Easterbrook is a self-avowed Christian, so talk of pursuing transcendence is code for religious faith, but may be forgiven this given the work that he puts into making his arguments through evidence. Just because, as he puts it, millions of Americans can afford to spend a lot of money on vanity induced plastic surgery, such as “the navel touch-up” (Easterbrook, 402) does not mean that this is how our resources should or could best be spent.

We should instead turn out considerable resources and wealth to trying to make a difference in the world of the less advantaged peoples of the world; this might be worth while and more fulfilling than the choices we seem to be making instead. Where Easterbrook interprets the rise of elective plastic surgery as a superficial and meaningless activity, a sign of our devolution into decadence, Naomi Wolf, on the other hand, sees the beauty industry’s practices as full of meaning.

For a woman who considers getting plastic surgery, the question is not a superficial or vacuous one. She writes: “The beauty myth is always actually prescribing behavior and not appearance” (Wolf, 489). Beauty is never skin deep; that is, one reason why a woman might want to be beautiful is because her exterior appearance is taken to be a sign of her worth and of her interior personhood. A beautiful woman is thought to be a good woman, one who is disciplined and whose life is in proportion.

This is evidenced in work that is done with women (and increasingly more and more men) who suffer from eating disorders. These individuals report that, for then, their eating disorders are about control, about showing the world that they have great discipline and are inherently good, disciplined, and virtuous in the particularly American protestant work ethic (See Bordo below, whom I read for another class).

Where Easterbrook fails to see underneath the surface of the plastic surgery craze, Naomi wolf shows us that it is behaviors that are the aim, not simply appearance. The gendered analysis is important because we can begin to question why it is women’s preoccupation with image that is taken as the chief example of frivolous vacuity, when surely men’s investment is the pornography industry can be read as a much more morally objectionable practice.

In any case, all of these practices can be taken together and read as signs, as symbols by which culture communicates a code of acceptability to its members. According to popular semiotics professor and cultural critic Jack Solomon: “America is a nation of fantasizers, often preferring the sign to the substance and easily enthralled by a veritable Fantasy Island of commercial illusions” (Solomon, 413). What Solomon describes is an America closer to that imagined by Easterbrook, but minus the normativity.

That is, Solomon sees meaning in every little sign or symbol in culture. Either all is surface play of meaning without depth, or all these signs point to a depth beyond the immediately apparent. According to this viewpoint, the problem of our culture is not that we have lost touch with some transcendent being (read: God), but that we prefer not to be on communion with anything grander than a pair of Ferragamo shoes or a Ferrari car. We love our status symbols and our wealth, and the dazzling display satisfies us, if only for a short while.

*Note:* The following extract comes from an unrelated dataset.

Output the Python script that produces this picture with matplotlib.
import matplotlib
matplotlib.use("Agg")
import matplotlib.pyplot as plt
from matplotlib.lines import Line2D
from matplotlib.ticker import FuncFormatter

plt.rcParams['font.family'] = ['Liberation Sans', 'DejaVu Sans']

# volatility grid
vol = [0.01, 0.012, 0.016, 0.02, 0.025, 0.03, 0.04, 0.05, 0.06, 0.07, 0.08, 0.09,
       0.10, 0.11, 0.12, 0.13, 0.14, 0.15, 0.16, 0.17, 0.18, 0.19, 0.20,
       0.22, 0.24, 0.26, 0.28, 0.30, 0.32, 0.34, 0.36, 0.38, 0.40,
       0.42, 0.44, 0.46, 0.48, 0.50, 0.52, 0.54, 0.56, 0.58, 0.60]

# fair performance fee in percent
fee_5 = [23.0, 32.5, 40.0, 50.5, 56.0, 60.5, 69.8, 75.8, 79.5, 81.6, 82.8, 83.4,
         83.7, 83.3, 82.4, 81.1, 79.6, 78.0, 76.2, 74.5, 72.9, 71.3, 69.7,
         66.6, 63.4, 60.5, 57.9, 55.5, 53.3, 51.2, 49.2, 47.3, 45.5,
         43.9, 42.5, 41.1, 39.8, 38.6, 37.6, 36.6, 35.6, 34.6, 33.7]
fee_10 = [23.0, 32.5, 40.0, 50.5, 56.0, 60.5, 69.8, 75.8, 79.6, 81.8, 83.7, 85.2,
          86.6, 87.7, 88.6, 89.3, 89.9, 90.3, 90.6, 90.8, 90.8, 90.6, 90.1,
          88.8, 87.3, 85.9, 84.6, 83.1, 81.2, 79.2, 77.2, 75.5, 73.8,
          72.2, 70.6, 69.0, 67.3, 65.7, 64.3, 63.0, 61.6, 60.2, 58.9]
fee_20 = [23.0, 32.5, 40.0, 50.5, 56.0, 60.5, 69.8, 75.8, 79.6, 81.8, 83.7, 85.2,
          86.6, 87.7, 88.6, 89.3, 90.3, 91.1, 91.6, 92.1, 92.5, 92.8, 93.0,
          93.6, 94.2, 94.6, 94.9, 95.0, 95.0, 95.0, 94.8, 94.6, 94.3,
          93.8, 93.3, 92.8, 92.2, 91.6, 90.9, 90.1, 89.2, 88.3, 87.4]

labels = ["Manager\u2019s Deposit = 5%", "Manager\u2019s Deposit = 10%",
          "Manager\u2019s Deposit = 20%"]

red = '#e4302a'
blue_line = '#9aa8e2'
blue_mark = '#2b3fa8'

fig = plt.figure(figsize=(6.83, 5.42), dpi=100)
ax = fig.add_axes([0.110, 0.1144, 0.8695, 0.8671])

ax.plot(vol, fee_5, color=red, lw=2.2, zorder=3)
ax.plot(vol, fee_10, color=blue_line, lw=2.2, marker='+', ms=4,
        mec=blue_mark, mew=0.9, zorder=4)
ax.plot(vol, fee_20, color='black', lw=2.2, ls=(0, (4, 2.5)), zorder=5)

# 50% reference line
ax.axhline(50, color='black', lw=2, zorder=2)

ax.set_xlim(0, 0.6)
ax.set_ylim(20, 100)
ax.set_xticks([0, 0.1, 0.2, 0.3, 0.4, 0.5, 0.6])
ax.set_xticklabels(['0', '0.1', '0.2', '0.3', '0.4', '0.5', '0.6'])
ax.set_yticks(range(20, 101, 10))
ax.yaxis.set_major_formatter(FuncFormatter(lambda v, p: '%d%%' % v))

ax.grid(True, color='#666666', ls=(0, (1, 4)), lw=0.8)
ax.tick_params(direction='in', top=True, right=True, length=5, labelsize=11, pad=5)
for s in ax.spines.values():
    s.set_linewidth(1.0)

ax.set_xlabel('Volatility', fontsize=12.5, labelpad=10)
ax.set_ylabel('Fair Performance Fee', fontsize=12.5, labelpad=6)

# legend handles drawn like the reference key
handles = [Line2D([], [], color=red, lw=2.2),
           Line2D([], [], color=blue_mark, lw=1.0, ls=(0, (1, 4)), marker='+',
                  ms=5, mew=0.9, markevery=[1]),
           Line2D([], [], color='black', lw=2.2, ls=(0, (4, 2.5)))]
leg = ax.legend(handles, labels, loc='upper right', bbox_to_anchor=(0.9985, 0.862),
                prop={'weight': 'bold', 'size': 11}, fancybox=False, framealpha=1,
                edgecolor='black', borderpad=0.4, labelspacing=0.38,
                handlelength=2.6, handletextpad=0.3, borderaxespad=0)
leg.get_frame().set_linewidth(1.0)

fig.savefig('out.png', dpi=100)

We are a nation of dreamers and we will believe in this dream of prosperity for as long as we possibly can. Bibliography Bordo, Susan. (2004) “Reading the slender body. ” Unbearable Weight. Berkeley and Los Angeles: University of California Press. Easterbrook, Greg. (2003) The Progress Paradox. New York: Random House. Solomon, Jack. (1990) The Sign Of Our Times. New York: HarperCollins. Wolf, Naomi. (2002) The Beauty Myth. New York: Harper Perennial.